Father Awarded Liberal Parenting Time And Reasonable Child Support



Partner Jessica C. Marshall recently represented a Father in a Parentage case filed before the minor child in question was even born, settling the matter for an extremely reasonable child support amount, as well as a very substantial parenting time schedule for the Father.

Mother Filed Child Support and Parentage Case Prior to Child's Birth

Father and Mother were never married, and Father lived out of state. Mother resided in Illinois and prior to the child being born, the Mother filed a Child Support and Parentage case. After the child was born, the Father began exercising parenting time by flying to Illinois as often as he could to visit with his young child, but the parenting time schedule was not enough. Mother continued to unilaterally exercise major decisions for the minor child throughout the pendency of the case.
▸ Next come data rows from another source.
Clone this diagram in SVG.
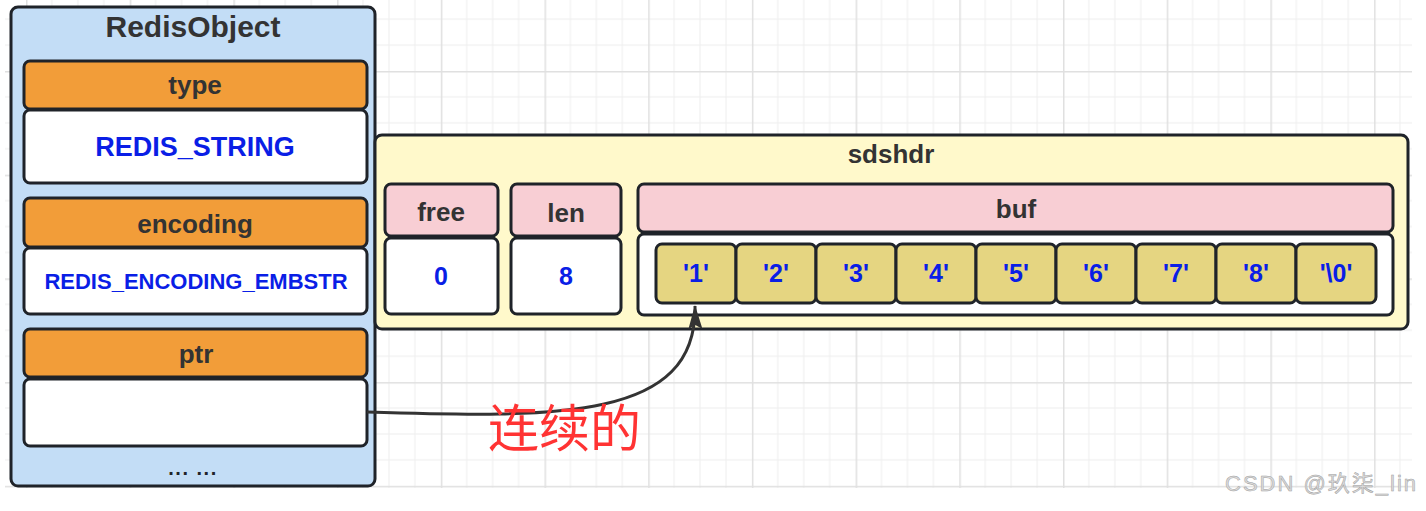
<svg xmlns="http://www.w3.org/2000/svg" width="1426" height="511" viewBox="0 0 1426 511">
<style>
.bx{stroke:#1f2329;stroke-width:3}
.hdr{font-family:"Liberation Sans",Arial,sans-serif;font-weight:bold;font-size:26px;fill:#333333;text-anchor:middle}
.val{font-family:"Liberation Sans",Arial,sans-serif;font-weight:bold;fill:#0a1ee6;text-anchor:middle}
.orange{fill:#f29d39}
.white{fill:#ffffff}
.pink{fill:#f8ced4}
.cell{fill:#e5d581}
</style>
<defs>
<pattern id="grid" patternUnits="userSpaceOnUse" x="26" y="71" width="103.7" height="103.7">
<path d="M25.9 0V103.7M51.85 0V103.7M77.8 0V103.7M0 25.9H103.7M0 51.85H103.7M0 77.8H103.7" stroke="#eeeeee" stroke-width="1" fill="none"/>
<path d="M0.75 0V103.7M0 0.75H103.7" stroke="#e0e0e0" stroke-width="1.5" fill="none"/>
</pattern>
<marker id="arr" markerUnits="userSpaceOnUse" viewBox="0 0 24 14" markerWidth="24" markerHeight="14" refX="23" refY="7" orient="auto">
<path d="M0 0L24 7L0 14L4 7z" fill="#333333"/>
</marker>
</defs>
<rect x="0" y="0" width="1426" height="511" fill="#ffffff"/>
<rect x="5" y="0" width="1407" height="488" fill="url(#grid)"/>

<g id="redisobject">
<rect class="bx" x="11" y="7" width="364" height="479" rx="7" fill="#c3ddf6"/>
<text class="hdr" x="193" y="37" style="font-size:30px">RedisObject</text>
</g>
<g id="type">
<rect class="bx orange" x="24" y="61" width="343" height="48" rx="6"/>
<text class="hdr" x="195" y="94">type</text>
</g>
<g id="type-value">
<rect class="bx white" x="24" y="110" width="343" height="73" rx="6"/>
<text class="val" x="195" y="156" font-size="27">REDIS_STRING</text>
</g>
<g id="encoding">
<rect class="bx orange" x="24" y="198" width="343" height="49" rx="6"/>
<text class="hdr" x="195" y="233">encoding</text>
</g>
<g id="encoding-value">
<rect class="bx white" x="24" y="248" width="343" height="66" rx="6"/>
<text class="val" x="196" y="289" font-size="22">REDIS_ENCODING_EMBSTR</text>
</g>
<g id="ptr">
<rect class="bx orange" x="24" y="329" width="343" height="48" rx="6"/>
<text class="hdr" x="196" y="363">ptr</text>
</g>
<g id="ptr-value">
<rect class="bx white" x="24" y="379" width="343" height="67" rx="6"/>
</g>
<g id="more">
<text x="193" y="475" font-family="Liberation Sans, Arial, sans-serif" font-weight="bold" font-size="20" fill="#1f2329" text-anchor="middle" letter-spacing="1.5">... ...</text>
</g>

<g id="sdshdr">
<rect class="bx" x="375" y="135" width="1033" height="194" rx="7" fill="#fff9cb"/>
<text class="hdr" x="891" y="163">sdshdr</text>
</g>
<g id="free">
<rect class="bx pink" x="385" y="184" width="113" height="52" rx="6"/>
<text class="hdr" x="441" y="221">free</text>
<rect class="bx white" x="385" y="238" width="113" height="76" rx="6"/>
<text class="val" x="441" y="285" font-size="25">0</text>
</g>
<g id="len">
<rect class="bx pink" x="511" y="184" width="110" height="52" rx="6"/>
<text class="hdr" x="566" y="222">len</text>
<rect class="bx white" x="511" y="238" width="110" height="76" rx="6"/>
<text class="val" x="566" y="285" font-size="25">8</text>
</g>
<g id="buf">
<rect class="bx pink" x="638" y="184" width="755" height="48" rx="6"/>
<text class="hdr" x="1016" y="218">buf</text>
<rect class="bx white" x="638" y="234" width="755" height="81" rx="6"/>
</g>
<g id="buf-cells">
<g id="c1"><rect class="bx cell" x="656" y="244" width="80" height="59" rx="6"/><text class="val" x="696" y="282" font-size="25">'1'</text></g>
<g id="c2"><rect class="bx cell" x="736" y="244" width="80" height="59" rx="6"/><text class="val" x="776" y="282" font-size="25">'2'</text></g>
<g id="c3"><rect class="bx cell" x="816" y="244" width="80" height="59" rx="6"/><text class="val" x="856" y="282" font-size="25">'3'</text></g>
<g id="c4"><rect class="bx cell" x="896" y="244" width="80" height="59" rx="6"/><text class="val" x="936" y="282" font-size="25">'4'</text></g>
<g id="c5"><rect class="bx cell" x="976" y="244" width="80" height="59" rx="6"/><text class="val" x="1016" y="282" font-size="25">'5'</text></g>
<g id="c6"><rect class="bx cell" x="1056" y="244" width="80" height="59" rx="6"/><text class="val" x="1096" y="282" font-size="25">'6'</text></g>
<g id="c7"><rect class="bx cell" x="1136" y="244" width="80" height="59" rx="6"/><text class="val" x="1176" y="282" font-size="25">'7'</text></g>
<g id="c8"><rect class="bx cell" x="1216" y="244" width="80" height="59" rx="6"/><text class="val" x="1256" y="282" font-size="25">'8'</text></g>
<g id="c9"><rect class="bx cell" x="1296" y="244" width="80" height="59" rx="6"/><text class="val" x="1336" y="282" font-size="25">'\0'</text></g>
</g>

<g id="connectors">
<path d="M367 412C560 418 697 420 695 306" fill="none" stroke="#333333" stroke-width="3" marker-end="url(#arr)"/>
<text x="488" y="447" font-family="Noto Sans CJK SC, sans-serif" font-size="51" fill="#ff3333">连续的</text>
</g>

<text x="1225" y="491" font-family="Liberation Sans, Noto Sans CJK SC, sans-serif" font-size="22" letter-spacing="2" fill="#dcdcdc" stroke="#a0a0a0" stroke-width="0.5">CSDN @玖柒_lin</text>
</svg>
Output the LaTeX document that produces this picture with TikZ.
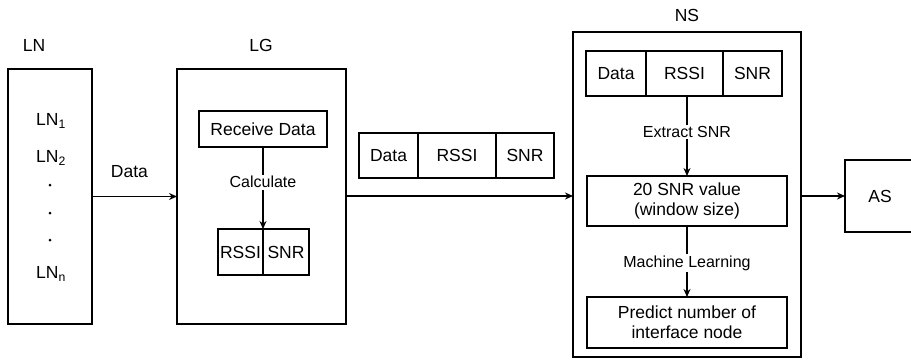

Father Relocates to Illinois to Be Close to His Minor Child

Father obtained new employment and relocated to Illinois approximately two (2) years into the matter pending with the court. Upon his relocation to Illinois, Anderson & Boback obtained an increase in Father’s parenting time. Then, after Father moved to Illinois and took a new job, Mother filed a Petition to relocate the minor child.

Father Awarded Joint Decision Making with Over 40-Percent Parenting Time

Despite these obstacles, Jessica was able to successfully negotiate joint decision making to be shared between Father and Mother in all major areas, as well as substantially increasing Father’s parenting time. Specifically, Father and Mother now share decision making for health care, education, childcare, religion, and extra-curricular activities. Father now has more than 40% of the parenting time with the minor child, despite Father having resided in a different state for the first two years of his child’s life.

Anderson & Boback is thrilled with this equitable and fair result for this family and is committed to fighting for the rights of all parents to spend quality and substantial time with their children.